AIM OF THE EXERCISE:
Every line of the material is to be quoted verbatim, minus the pictures.

SUPPLIED INFORMATION:
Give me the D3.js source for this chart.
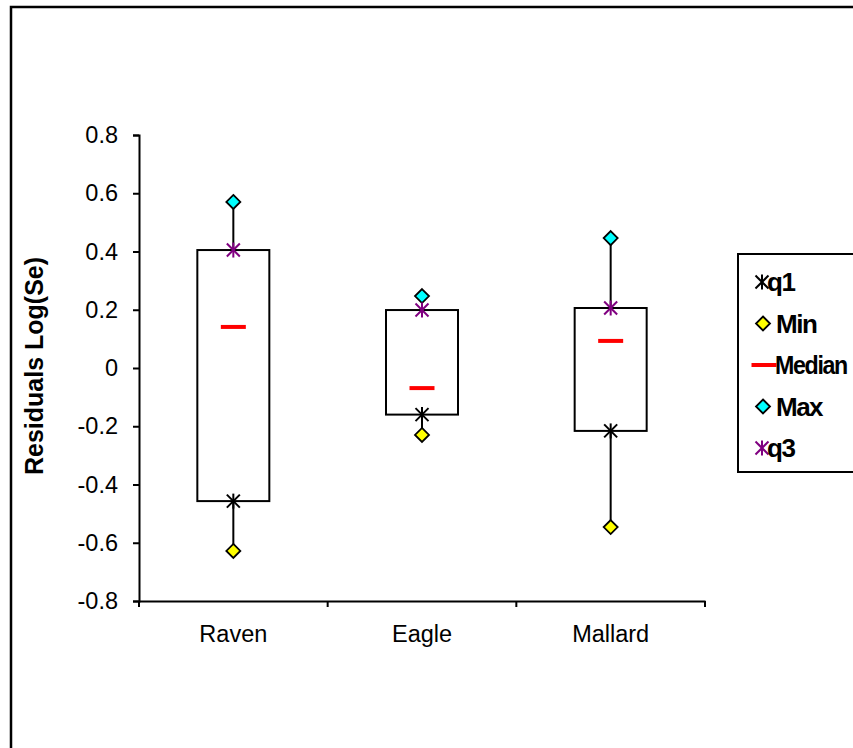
<!DOCTYPE html>
<html><head><meta charset="utf-8">
<script src="https://cdn.jsdelivr.net/npm/d3@7"></script>
<style>body{margin:0;background:#fff}svg{display:block}text{font-family:"Liberation Sans",Arial,sans-serif}</style>
</head><body>
<script>
const categories = ["Raven","Eagle","Mallard"];
const minVals = [-0.628,-0.230,-0.546];
const q1Vals = [-0.457,-0.160,-0.216];
const medianVals = [0.141,-0.069,0.093];
const q3Vals = [0.405,0.199,0.206];
const maxVals = [0.570,0.247,0.446];
const yTicks = [-0.8,-0.6,-0.4,-0.2,0,0.2,0.4,0.6,0.8];
const legendItems = ["q1","Min","Median","Max","q3"];

const W=853,H=748;
const svg=d3.select("body").append("svg").attr("width",W).attr("height",H);
svg.append("rect").attr("x",11).attr("y",7).attr("width",900).attr("height",800)
  .attr("fill","#fff").attr("stroke","#000").attr("stroke-width",2.5);

const x=d3.scaleBand().domain(categories).range([139,705]).padding(0);
const y=d3.scaleLinear().domain([-0.8,0.8]).range([601,135]);

const fmt=d=>d===0?"0":d3.format(".1f")(d).replace("\u2212","-");
const yAxis=svg.append("g").attr("transform","translate(139,0)")
  .call(d3.axisLeft(y).tickValues(yTicks).tickSize(6).tickPadding(15).tickFormat(fmt));
const xAxis=svg.append("g").attr("transform","translate(0,601)")
  .call(d3.axisBottom(x).tickSize(0).tickPadding(24));
[yAxis,xAxis].forEach(g=>{g.attr("font-size",null).attr("font-family",null);
  g.select(".domain").attr("stroke","#000").attr("stroke-width",2);
  g.selectAll("line").attr("stroke","#000").attr("stroke-width",2);
  g.selectAll("text").style("font-size","23.5px").attr("fill","#000").style("font-family","Liberation Sans, Arial, sans-serif");});
const bounds=[...categories.map(c=>x(c)),x(categories[categories.length-1])+x.bandwidth()];
xAxis.selectAll(".bt").data(bounds).enter().append("line")
  .attr("x1",d=>d).attr("x2",d=>d).attr("y1",0).attr("y2",6).attr("stroke","#000").attr("stroke-width",2);

svg.append("text").attr("transform","translate(43,366) rotate(-90)").attr("text-anchor","middle")
  .style("font-size","25px").attr("font-weight","bold").text("Residuals Log(Se)");

const data=categories.map((c,i)=>({c,min:minVals[i],q1:q1Vals[i],med:medianVals[i],q3:q3Vals[i],max:maxVals[i]}));
const cx=d=>x(d.c)+x.bandwidth()/2;
const bw=72;

function star(g,px,py,color){
  const r=7.5, a=6.5;
  g.append("line").attr("x1",px).attr("x2",px).attr("y1",py-r).attr("y2",py+r).attr("stroke",color).attr("stroke-width",2);
  g.append("line").attr("x1",px-a).attr("x2",px+a).attr("y1",py-a).attr("y2",py+a).attr("stroke",color).attr("stroke-width",2);
  g.append("line").attr("x1",px-a).attr("x2",px+a).attr("y1",py+a).attr("y2",py-a).attr("stroke",color).attr("stroke-width",2);
}
function diamond(g,px,py,fill){
  const r=7;
  g.append("path").attr("d",`M${px},${py-r}L${px+r},${py}L${px},${py+r}L${px-r},${py}Z`)
   .attr("fill",fill).attr("stroke","#000").attr("stroke-width",1.8);
}
function dash(g,px,py){
  g.append("line").attr("x1",px-12.5).attr("x2",px+12.5).attr("y1",py).attr("y2",py).attr("stroke","#ff0000").attr("stroke-width",4);
}

const plot=svg.append("g");
data.forEach(d=>{
  plot.append("line").attr("x1",cx(d)).attr("x2",cx(d)).attr("y1",y(d.min)).attr("y2",y(d.max)).attr("stroke","#000").attr("stroke-width",2);
  plot.append("rect").attr("x",cx(d)-bw/2).attr("y",y(d.q3)).attr("width",bw).attr("height",y(d.q1)-y(d.q3))
    .attr("fill","#fff").attr("stroke","#000").attr("stroke-width",2);
  dash(plot,cx(d),y(d.med));
  star(plot,cx(d),y(d.q1),"#000");
  diamond(plot,cx(d),y(d.min),"#ffff00");
  diamond(plot,cx(d),y(d.max),"#00ffff");
  star(plot,cx(d),y(d.q3),"#800080");
});

const lg=svg.append("g");
lg.append("rect").attr("x",738).attr("y",254).attr("width",200).attr("height",218)
  .attr("fill","#fff").attr("stroke","#000").attr("stroke-width",2);
const ly=d3.scalePoint().domain(legendItems).range([282,448]);
legendItems.forEach(k=>{
  const py=ly(k);
  if(k==="q1") star(lg,762,py,"#000");
  if(k==="q3") star(lg,762,py,"#800080");
  if(k==="Min") diamond(lg,763,py,"#ffff00");
  if(k==="Max") diamond(lg,763,py,"#00ffff");
  if(k==="Median") dash(lg,764,py);
  const tx=k.startsWith("q")?767:776;
  const tg=lg.append("g").attr("transform",`translate(${tx},${py})`);
  const t=tg.append("text").attr("x",0).attr("y",0).attr("dy","0.36em")
    .style("font-size","26px").attr("font-weight","bold").attr("letter-spacing",-1.5).text(k);
  if(k==="Median"){
    const w=t.node().getComputedTextLength();
    const sx=Math.min(1,72/w);
    tg.attr("transform",`translate(${tx-1},${py}) scale(${sx},1)`);
  }
});
</script>
</body></html>
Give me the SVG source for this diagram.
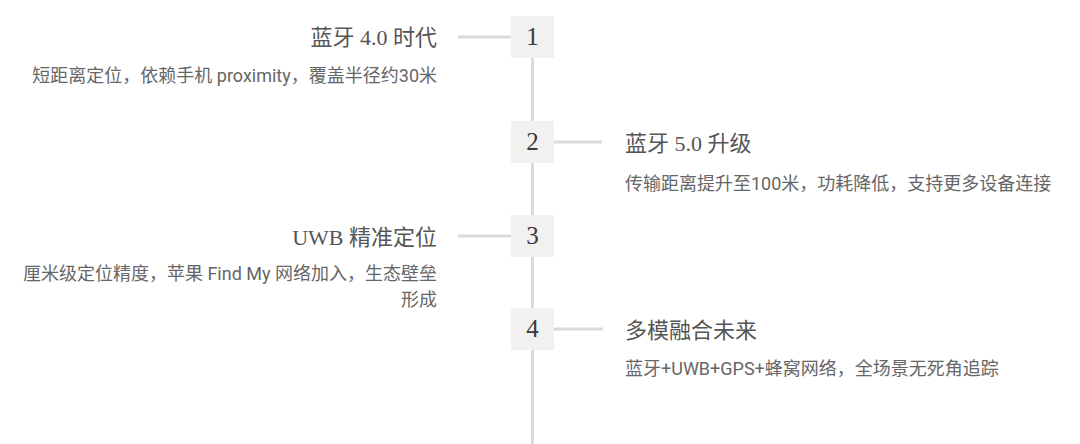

SOLUTION:
Give me the D3.js source for this chart.
<!DOCTYPE html>
<html><head><meta charset="utf-8">
<script src="https://cdn.jsdelivr.net/npm/d3@7"></script>
<style>body{margin:0;background:#fff}svg{display:block}text{font-family:"Liberation Sans",Arial,sans-serif}</style>
</head><body>
<script>
const categories = ["Raven","Eagle","Mallard"];
const minVals = [-0.628,-0.230,-0.546];
const q1Vals = [-0.457,-0.160,-0.216];
const medianVals = [0.141,-0.069,0.093];
const q3Vals = [0.405,0.199,0.206];
const maxVals = [0.570,0.247,0.446];
const yTicks = [-0.8,-0.6,-0.4,-0.2,0,0.2,0.4,0.6,0.8];
const legendItems = ["q1","Min","Median","Max","q3"];

const W=853,H=748;
const svg=d3.select("body").append("svg").attr("width",W).attr("height",H);
svg.append("rect").attr("x",11).attr("y",7).attr("width",900).attr("height",800)
  .attr("fill","#fff").attr("stroke","#000").attr("stroke-width",2.5);

const x=d3.scaleBand().domain(categories).range([139,705]).padding(0);
const y=d3.scaleLinear().domain([-0.8,0.8]).range([601,135]);

const fmt=d=>d===0?"0":d3.format(".1f")(d).replace("\u2212","-");
const yAxis=svg.append("g").attr("transform","translate(139,0)")
  .call(d3.axisLeft(y).tickValues(yTicks).tickSize(6).tickPadding(15).tickFormat(fmt));
const xAxis=svg.append("g").attr("transform","translate(0,601)")
  .call(d3.axisBottom(x).tickSize(0).tickPadding(24));
[yAxis,xAxis].forEach(g=>{g.attr("font-size",null).attr("font-family",null);
  g.select(".domain").attr("stroke","#000").attr("stroke-width",2);
  g.selectAll("line").attr("stroke","#000").attr("stroke-width",2);
  g.selectAll("text").style("font-size","23.5px").attr("fill","#000").style("font-family","Liberation Sans, Arial, sans-serif");});
const bounds=[...categories.map(c=>x(c)),x(categories[categories.length-1])+x.bandwidth()];
xAxis.selectAll(".bt").data(bounds).enter().append("line")
  .attr("x1",d=>d).attr("x2",d=>d).attr("y1",0).attr("y2",6).attr("stroke","#000").attr("stroke-width",2);

svg.append("text").attr("transform","translate(43,366) rotate(-90)").attr("text-anchor","middle")
  .style("font-size","25px").attr("font-weight","bold").text("Residuals Log(Se)");

const data=categories.map((c,i)=>({c,min:minVals[i],q1:q1Vals[i],med:medianVals[i],q3:q3Vals[i],max:maxVals[i]}));
const cx=d=>x(d.c)+x.bandwidth()/2;
const bw=72;

function star(g,px,py,color){
  const r=7.5, a=6.5;
  g.append("line").attr("x1",px).attr("x2",px).attr("y1",py-r).attr("y2",py+r).attr("stroke",color).attr("stroke-width",2);
  g.append("line").attr("x1",px-a).attr("x2",px+a).attr("y1",py-a).attr("y2",py+a).attr("stroke",color).attr("stroke-width",2);
  g.append("line").attr("x1",px-a).attr("x2",px+a).attr("y1",py+a).attr("y2",py-a).attr("stroke",color).attr("stroke-width",2);
}
function diamond(g,px,py,fill){
  const r=7;
  g.append("path").attr("d",`M${px},${py-r}L${px+r},${py}L${px},${py+r}L${px-r},${py}Z`)
   .attr("fill",fill).attr("stroke","#000").attr("stroke-width",1.8);
}
function dash(g,px,py){
  g.append("line").attr("x1",px-12.5).attr("x2",px+12.5).attr("y1",py).attr("y2",py).attr("stroke","#ff0000").attr("stroke-width",4);
}

const plot=svg.append("g");
data.forEach(d=>{
  plot.append("line").attr("x1",cx(d)).attr("x2",cx(d)).attr("y1",y(d.min)).attr("y2",y(d.max)).attr("stroke","#000").attr("stroke-width",2);
  plot.append("rect").attr("x",cx(d)-bw/2).attr("y",y(d.q3)).attr("width",bw).attr("height",y(d.q1)-y(d.q3))
    .attr("fill","#fff").attr("stroke","#000").attr("stroke-width",2);
  dash(plot,cx(d),y(d.med));
  star(plot,cx(d),y(d.q1),"#000");
  diamond(plot,cx(d),y(d.min),"#ffff00");
  diamond(plot,cx(d),y(d.max),"#00ffff");
  star(plot,cx(d),y(d.q3),"#800080");
});

const lg=svg.append("g");
lg.append("rect").attr("x",738).attr("y",254).attr("width",200).attr("height",218)
  .attr("fill","#fff").attr("stroke","#000").attr("stroke-width",2);
const ly=d3.scalePoint().domain(legendItems).range([282,448]);
legendItems.forEach(k=>{
  const py=ly(k);
  if(k==="q1") star(lg,762,py,"#000");
  if(k==="q3") star(lg,762,py,"#800080");
  if(k==="Min") diamond(lg,763,py,"#ffff00");
  if(k==="Max") diamond(lg,763,py,"#00ffff");
  if(k==="Median") dash(lg,764,py);
  const tx=k.startsWith("q")?767:776;
  const tg=lg.append("g").attr("transform",`translate(${tx},${py})`);
  const t=tg.append("text").attr("x",0).attr("y",0).attr("dy","0.36em")
    .style("font-size","26px").attr("font-weight","bold").attr("letter-spacing",-1.5).text(k);
  if(k==="Median"){
    const w=t.node().getComputedTextLength();
    const sx=Math.min(1,72/w);
    tg.attr("transform",`translate(${tx-1},${py}) scale(${sx},1)`);
  }
});
</script>
</body></html>
Give me the SVG source for this diagram.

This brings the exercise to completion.